Tennessee Corruption Case Raises Questions about Forfeiture and Police Office Culture
On a summer Tennessee night in 2021, Deputy Daniel Jacobs of the Tipton County Sheriff’s Office attempted, essentially, to sell a 2010 Lincoln MKZ to himself. The sheriff’s office had seized the Lincoln some years ago, based on suspicion that it had been involved in the illegal drug trade; the office then used the car for undercover work.
Deputy Jacobs had recently been appointed the office’s evidence custodian, which allowed him to post office assets for sale on GovDeals.com. He posted the car on GovDeals.com at 1:20 in the morning; 30 seconds later a friend of Jacobs’s snapped it up for $500, using the site’s “Buy It Now” option. The Lincoln was worth roughly $2,800; at $500, you might say (with a bit of literary license) that it was a steal. A subsequent investigation revealed the details of Jacobs’s breach of the public trust.
In the course of that investigation, Deputy Jacobs admitted that he had a friend buy it for his own personal use. Jacobs has now been indicted for a string of related charges.
Like all narratives of public corruption, it’s embarrassing and tawdry for the people involved. But it makes me wonder: How did Jacobs get the idea to do this? What did he learn from the morals and customs of the Tipton County Sheriff’s Office?
Deputy Jacobs lived in Tennessee, a state that seizes the property of its residents thousands of times every year. As in most states, a Tennesseean doesn’t have to be guilty of a crime to face seizure or forfeiture. Indeed, most people who face seizure and forfeiture are never even formally accused of a crime. All that is needed for seizure and forfeiture to occur is suspicion.
I wonder just what went into Deputy Jacobs’s decision to take the Lincoln from his office. After all, he regularly saw his own government take property from its owners—people who, again, had never been shown to have committed a crime. I wonder if he ever thought: Is it really so different if I just take a little property for myself from the office? After all, he routinely saw possession of property get transferred from people to the sheriff’s office, with little or no due process of law.
I wonder if, in the back of his mind, he thought: Is there really such a big difference between what my police department is doing and what I’m doing? My department takes the car from the people who owned it—why shouldn’t I take the car from the sheriff’s department?

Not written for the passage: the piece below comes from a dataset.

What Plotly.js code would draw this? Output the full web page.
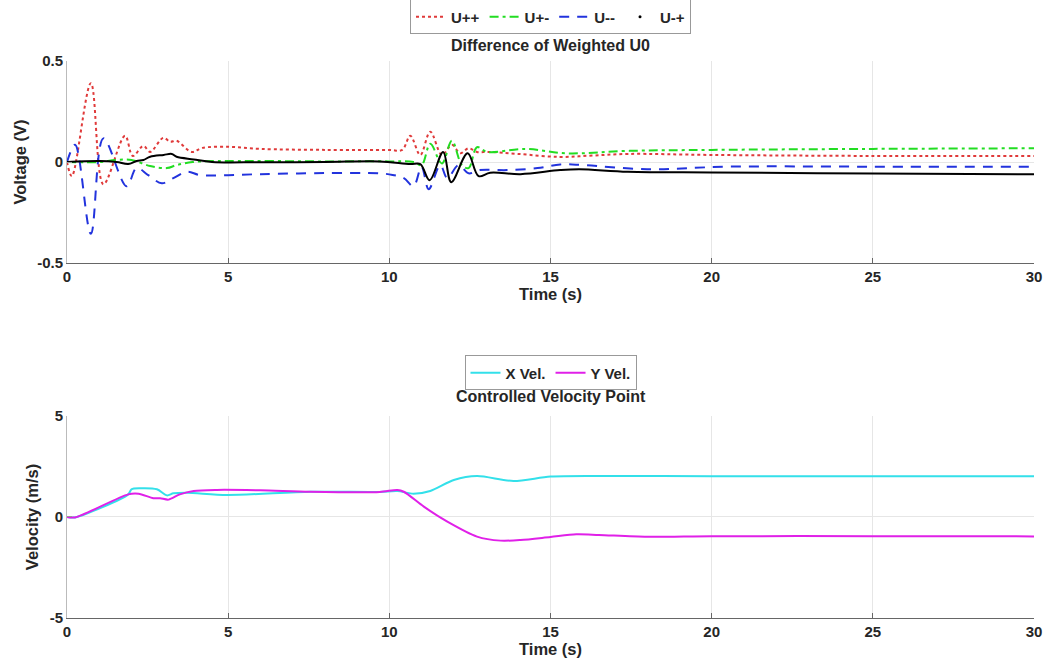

I get nervous just thinking about it. I regularly see advocates of civil forfeiture arguing that, regardless of the fairness problems inherent in civil forfeiture, the process is justified by its practicality. But when we tell government agents to carry out morally flawed policies, shouldn’t we expect the toleration of immoral government policies to contaminate those public servants’ other decisions?